── PROVIDED DATA

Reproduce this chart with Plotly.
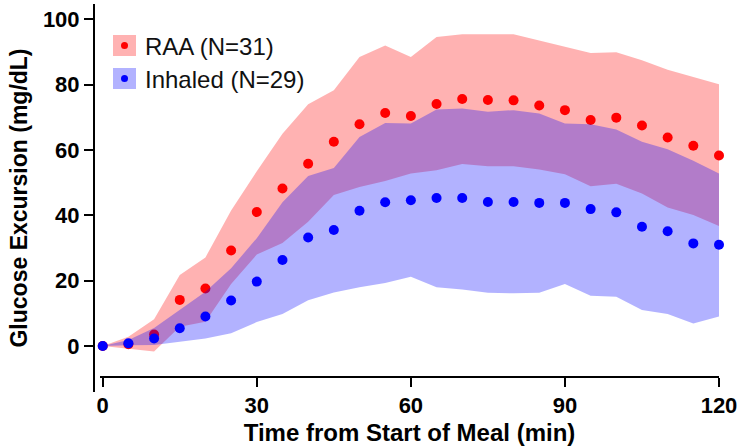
import plotly.graph_objects as go

# ---------------- data ----------------
time_min = [0, 5, 10, 15, 20, 25, 30, 35, 40, 45, 50, 55, 60,
            65, 70, 75, 80, 85, 90, 95, 100, 105, 110, 115, 120]

raa_mean = [0, 0.5, 3.5, 14.1, 17.6, 29.2, 41.0, 48.2, 55.8, 62.5, 67.9, 71.3, 70.4,
            74.1, 75.6, 75.3, 75.2, 73.6, 72.2, 69.2, 69.9, 67.5, 63.8, 61.3, 58.3]
raa_low = [0, -0.8, -1.7, 5.9, 7.4, 19.0, 28.0, 31.5, 38.0, 46.2, 48.7, 50.5, 52.8,
           53.8, 55.7, 55.0, 55.0, 54.0, 52.6, 48.9, 49.7, 46.7, 42.4, 40.1, 36.7]
raa_high = [0, 2.8, 8.2, 21.7, 27.1, 41.5, 53.5, 65.0, 74.0, 78.3, 88.5, 92.0, 88.5,
            94.6, 95.4, 95.4, 95.4, 93.5, 91.7, 89.7, 89.9, 87.5, 84.6, 82.4, 80.1]

inh_mean = [0, 0.8, 2.3, 5.4, 9.0, 13.9, 19.7, 26.3, 33.2, 35.5, 41.4, 44.0, 44.6,
            45.3, 45.3, 44.1, 44.1, 43.8, 43.8, 41.9, 40.9, 36.5, 35.1, 31.4, 31.0]
inh_low = [0, 0.2, 0.3, 1.3, 2.3, 3.9, 7.3, 9.8, 14.0, 16.4, 18.0, 19.3, 21.2,
           18.0, 17.3, 16.3, 16.1, 16.3, 19.0, 15.4, 15.1, 11.0, 9.8, 6.9, 9.0]
inh_high = [0, 1.8, 5.5, 11.0, 16.6, 23.8, 33.0, 44.0, 52.0, 54.5, 64.0, 68.3, 68.1,
            72.4, 72.7, 71.7, 72.2, 71.2, 68.1, 67.9, 66.3, 62.5, 60.2, 56.7, 52.8]

series_names = ["RAA (N=31)", "Inhaled (N=29)"]
x_ticks = [0, 30, 60, 90, 120]
y_ticks = [0, 20, 40, 60, 80, 100]

# ---------------- layout geometry ----------------
W_PX, H_PX = 740, 448
L, R, T, B = 94, 21, 4, 56
PW = W_PX - L - R
PH = H_PX - T - B


def fx(px):
    return (px - L) / PW


def fy(py):
    return (H_PX - B - py) / PH


RED = "#ff0000"
BLUE = "#0000ff"
RED_FILL = "rgba(255,0,0,0.3)"
BLUE_FILL = "rgba(0,0,255,0.3)"
FONT = "Liberation Sans, Arial, sans-serif"

fig = go.Figure()

# RAA band
fig.add_trace(go.Scatter(
    x=time_min + time_min[::-1], y=raa_high + raa_low[::-1],
    fill="toself", fillcolor=RED_FILL, mode="lines", line=dict(width=0),
    hoverinfo="skip", showlegend=False))
# RAA means
fig.add_trace(go.Scatter(
    x=time_min, y=raa_mean, mode="markers", name=series_names[0],
    marker=dict(color=RED, size=10, line=dict(width=0)),
    cliponaxis=False, showlegend=False))
# Inhaled band
fig.add_trace(go.Scatter(
    x=time_min + time_min[::-1], y=inh_high + inh_low[::-1],
    fill="toself", fillcolor=BLUE_FILL, mode="lines", line=dict(width=0),
    hoverinfo="skip", showlegend=False))
# Inhaled means
fig.add_trace(go.Scatter(
    x=time_min, y=inh_mean, mode="markers", name=series_names[1],
    marker=dict(color=BLUE, size=10, line=dict(width=0)),
    cliponaxis=False, showlegend=False))

# custom legend
shapes = []
annotations = []
legend_rows = [(series_names[0], RED_FILL, RED, 35, 56),
               (series_names[1], BLUE_FILL, BLUE, 68, 89)]
for name, fillc, dotc, ytop, ybot in legend_rows:
    shapes.append(dict(type="rect", xref="paper", yref="paper",
                       x0=fx(113), x1=fx(136), y0=fy(ybot), y1=fy(ytop),
                       fillcolor=fillc, line=dict(width=0), layer="above"))
    cy = (ytop + ybot) / 2
    shapes.append(dict(type="circle", xref="paper", yref="paper",
                       x0=fx(121), x1=fx(128), y0=fy(cy + 3.5), y1=fy(cy - 3.5),
                       fillcolor=dotc, line=dict(width=0), layer="above"))
    annotations.append(dict(text=name, xref="paper", yref="paper",
                            x=fx(143), y=fy(cy + 1), xanchor="left", yanchor="middle",
                            showarrow=False,
                            font=dict(family=FONT, size=24, color="#111111")))

fig.update_layout(
    width=W_PX, height=H_PX,
    margin=dict(l=L, r=R, t=T, b=B, autoexpand=False),
    paper_bgcolor="white", plot_bgcolor="white",
    showlegend=False,
    shapes=shapes, annotations=annotations,
    font=dict(family=FONT, color="black"),
    xaxis=dict(
        domain=[fx(100), 1], range=[-0.53, 120],
        anchor="free", position=fy(377),
        showgrid=False, zeroline=False,
        showline=True, linewidth=2, linecolor="black",
        ticks="outside", ticklen=9, tickwidth=2, tickcolor="black",
        tickvals=x_ticks, ticktext=[str(v) for v in x_ticks],
        tickfont=dict(family=FONT, size=22, color="black", weight="bold"),
        title=dict(text="Time from Start of Meal (min)", standoff=6,
                   font=dict(family=FONT, size=24, color="black", weight="bold")),
        automargin=False,
    ),
    yaxis=dict(
        domain=[0, 1], range=[-14.1, 104.7],
        anchor="free", position=0,
        showgrid=False, zeroline=False,
        showline=True, linewidth=2, linecolor="black",
        ticks="outside", ticklen=9, tickwidth=2, tickcolor="black",
        tickvals=y_ticks, ticktext=[str(v) for v in y_ticks],
        tickfont=dict(family=FONT, size=22, color="black", weight="bold"),
        title=dict(text="Glucose Excursion (mg/dL)", standoff=8,
                   font=dict(family=FONT, size=23, color="black", weight="bold")),
        automargin=False,
    ),
)

fig.write_html("out.html")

────

**WHAT THIS TASK INVOLVES**
Omitting all pictures, restate exactly the lines of the material from its start through the line that contains "110, 115, 120]".

**WORKED ANSWER**
Reproduce this chart with Plotly.
import plotly.graph_objects as go

# ---------------- data ----------------
time_min = [0, 5, 10, 15, 20, 25, 30, 35, 40, 45, 50, 55, 60,
            65, 70, 75, 80, 85, 90, 95, 100, 105, 110, 115, 120]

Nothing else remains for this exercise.